▸ SET PROBLEM: Produce an exact transcription of the listing below, omitting the pictures.

● ● ● ●

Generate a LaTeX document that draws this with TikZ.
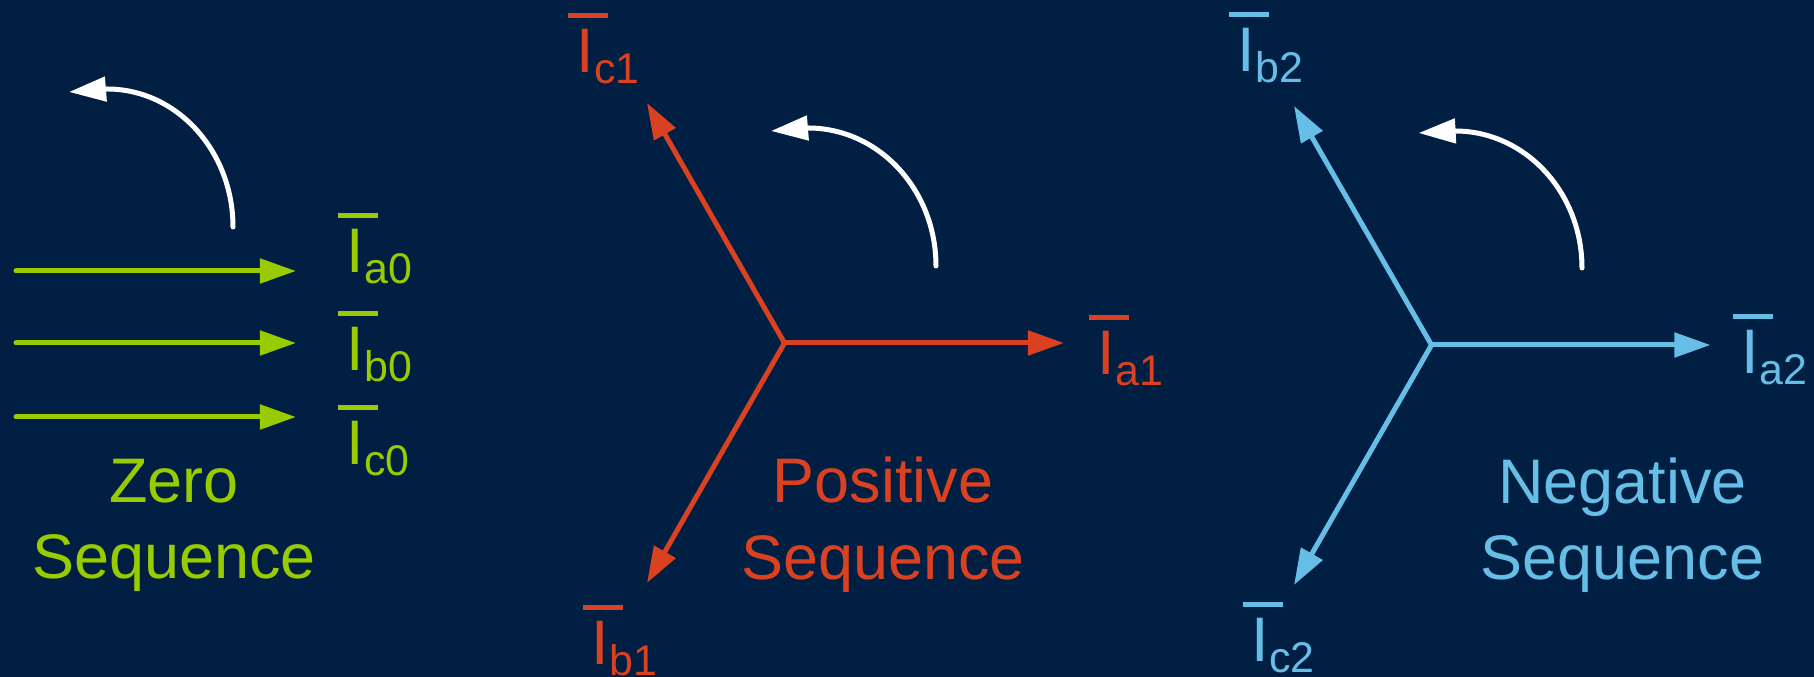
\documentclass[tikz,border=0pt]{standalone}
\usepackage{fontspec}
\setmainfont{Liberation Sans}
\usetikzlibrary{arrows.meta}
\definecolor{bgnavy}{RGB}{1,31,66}
\definecolor{zgreen}{RGB}{153,204,0}
\definecolor{pred}{RGB}{217,65,32}
\definecolor{nblue}{RGB}{102,190,230}
\newcommand\phlab[1]{\rlap{\hspace{-2.56pt}\rule[15.7pt]{11.4pt}{1.45pt}}I\raisebox{-2.85pt}{\fontsize{12.2}{13}\selectfont #1}}
\tikzset{
  vec/.style={line width=0.05cm, line cap=round, -{Triangle[length=0.36cm,width=0.24cm]}},
  rot/.style={white, line width=0.05cm, line cap=round, -{Triangle[length=0.37cm,width=0.24cm]}},
  phl/.style={anchor=base west, inner sep=0pt, font=\fontsize{17.9}{21.5}\selectfont},
  seqtext/.style={anchor=base, inner sep=0pt, font=\fontsize{17.9}{21.5}\selectfont},
}
\begin{document}
\begin{tikzpicture}[x=0.01cm,y=-0.01cm]
\fill[bgnavy] (0,0) rectangle (1814,677);
\useasboundingbox (0,0) rectangle (1814,677);

% ---------- Zero sequence ----------
\coordinate (za0s) at (16,271);  \coordinate (za0e) at (296,271);
\coordinate (zb0s) at (16,343);  \coordinate (zb0e) at (296,343);
\coordinate (zc0s) at (16,417);  \coordinate (zc0e) at (296,417);
\draw[vec, zgreen] (za0s) -- (za0e);
\draw[vec, zgreen] (zb0s) -- (zb0e);
\draw[vec, zgreen] (zc0s) -- (zc0e);
\node[phl, zgreen] (la0) at (346,273) {\phlab{a0}};
\node[phl, zgreen] (lb0) at (346,371) {\phlab{b0}};
\node[phl, zgreen] (lc0) at (346,465) {\phlab{c0}};
\coordinate (zr0) at (233,227); \coordinate (zr1) at (69,92);
\draw[rot] (zr0) arc[start angle=0, end angle=-90, x radius=126, y radius=138] -- (zr1);
\node[seqtext, zgreen] (zt1) at (174,503) {Zero};
\node[seqtext, zgreen] (zt2) at (174,579) {Sequence};

% ---------- Positive sequence ----------
\coordinate (O1) at (784.5,343);
\coordinate (pa1) at (1064,343);
\coordinate (pc1) at (647,103);
\coordinate (pb1) at (647,583);
\draw[vec, pred] (O1) -- (pa1);
\draw[vec, pred] (O1) -- (pc1);
\draw[vec, pred] (O1) -- (pb1);
\node[phl, pred] (la1) at (1097,375) {\phlab{a1}};
\node[phl, pred] (lc1) at (576,73) {\phlab{c1}};
\node[phl, pred] (lb1) at (591,665) {\phlab{b1}};
\coordinate (pr0) at (936,266); \coordinate (pr1) at (771,131);
\draw[rot] (pr0) arc[start angle=0, end angle=-90, x radius=128, y radius=138] -- (pr1);
\node[seqtext, pred] (pt1) at (883,503) {Positive};
\node[seqtext, pred] (pt2) at (883,580) {Sequence};

% ---------- Negative sequence ----------
\coordinate (O2) at (1431.5,345);
\coordinate (na2) at (1710.5,345);
\coordinate (nb2) at (1294,106);
\coordinate (nc2) at (1294,585);
\draw[vec, nblue] (O2) -- (na2);
\draw[vec, nblue] (O2) -- (nb2);
\draw[vec, nblue] (O2) -- (nc2);
\node[phl, nblue] (la2) at (1741,374) {\phlab{a2}};
\node[phl, nblue] (lb2) at (1237,72) {\phlab{b2}};
\node[phl, nblue] (lc2) at (1251,662) {\phlab{c2}};
\coordinate (nr0) at (1582,268); \coordinate (nr1) at (1418.6,133);
\draw[rot] (nr0) arc[start angle=0, end angle=-90, x radius=127, y radius=137] -- (nr1);
\node[seqtext, nblue] (nt1) at (1622.5,504) {Negative};
\node[seqtext, nblue] (nt2) at (1622.5,580) {Sequence};
\end{tikzpicture}
\end{document}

● ● ● ●

▸ CORRECT RESPONSE:
Generate a LaTeX document that draws this with TikZ.
\documentclass[tikz,border=0pt]{standalone}
\usepackage{fontspec}
\setmainfont{Liberation Sans}
\usetikzlibrary{arrows.meta}
\definecolor{bgnavy}{RGB}{1,31,66}
\definecolor{zgreen}{RGB}{153,204,0}
\definecolor{pred}{RGB}{217,65,32}
\definecolor{nblue}{RGB}{102,190,230}
\newcommand\phlab[1]{\rlap{\hspace{-2.56pt}\rule[15.7pt]{11.4pt}{1.45pt}}I\raisebox{-2.85pt}{\fontsize{12.2}{13}\selectfont #1}}
\tikzset{
  vec/.style={line width=0.05cm, line cap=round, -{Triangle[length=0.36cm,width=0.24cm]}},
  rot/.style={white, line width=0.05cm, line cap=round, -{Triangle[length=0.37cm,width=0.24cm]}},
  phl/.style={anchor=base west, inner sep=0pt, font=\fontsize{17.9}{21.5}\selectfont},
  seqtext/.style={anchor=base, inner sep=0pt, font=\fontsize{17.9}{21.5}\selectfont},
}
\begin{document}
\begin{tikzpicture}[x=0.01cm,y=-0.01cm]
\fill[bgnavy] (0,0) rectangle (1814,677);
\useasboundingbox (0,0) rectangle (1814,677);

% ---------- Zero sequence ----------
\coordinate (za0s) at (16,271);  \coordinate (za0e) at (296,271);
\coordinate (zb0s) at (16,343);  \coordinate (zb0e) at (296,343);
\coordinate (zc0s) at (16,417);  \coordinate (zc0e) at (296,417);
\draw[vec, zgreen] (za0s) -- (za0e);
\draw[vec, zgreen] (zb0s) -- (zb0e);
\draw[vec, zgreen] (zc0s) -- (zc0e);
\node[phl, zgreen] (la0) at (346,273) {\phlab{a0}};
\node[phl, zgreen] (lb0) at (346,371) {\phlab{b0}};
\node[phl, zgreen] (lc0) at (346,465) {\phlab{c0}};
\coordinate (zr0) at (233,227); \coordinate (zr1) at (69,92);
\draw[rot] (zr0) arc[start angle=0, end angle=-90, x radius=126, y radius=138] -- (zr1);
\node[seqtext, zgreen] (zt1) at (174,503) {Zero};
\node[seqtext, zgreen] (zt2) at (174,579) {Sequence};

% ---------- Positive sequence ----------
\coordinate (O1) at (784.5,343);
\coordinate (pa1) at (1064,343);
\coordinate (pc1) at (647,103);
\coordinate (pb1) at (647,583);
\draw[vec, pred] (O1) -- (pa1);
\draw[vec, pred] (O1) -- (pc1);
\draw[vec, pred] (O1) -- (pb1);
\node[phl, pred] (la1) at (1097,375) {\phlab{a1}};
\node[phl, pred] (lc1) at (576,73) {\phlab{c1}};
\node[phl, pred] (lb1) at (591,665) {\phlab{b1}};
\coordinate (pr0) at (936,266); \coordinate (pr1) at (771,131);
\draw[rot] (pr0) arc[start angle=0, end angle=-90, x radius=128, y radius=138] -- (pr1);
\node[seqtext, pred] (pt1) at (883,503) {Positive};
\node[seqtext, pred] (pt2) at (883,580) {Sequence};

% ---------- Negative sequence ----------
\coordinate (O2) at (1431.5,345);
\coordinate (na2) at (1710.5,345);
\coordinate (nb2) at (1294,106);
\coordinate (nc2) at (1294,585);
\draw[vec, nblue] (O2) -- (na2);
\draw[vec, nblue] (O2) -- (nb2);
\draw[vec, nblue] (O2) -- (nc2);
\node[phl, nblue] (la2) at (1741,374) {\phlab{a2}};
\node[phl, nblue] (lb2) at (1237,72) {\phlab{b2}};
\node[phl, nblue] (lc2) at (1251,662) {\phlab{c2}};
\coordinate (nr0) at (1582,268); \coordinate (nr1) at (1418.6,133);
\draw[rot] (nr0) arc[start angle=0, end angle=-90, x radius=127, y radius=137] -- (nr1);
\node[seqtext, nblue] (nt1) at (1622.5,504) {Negative};
\node[seqtext, nblue] (nt2) at (1622.5,580) {Sequence};
\end{tikzpicture}
\end{document}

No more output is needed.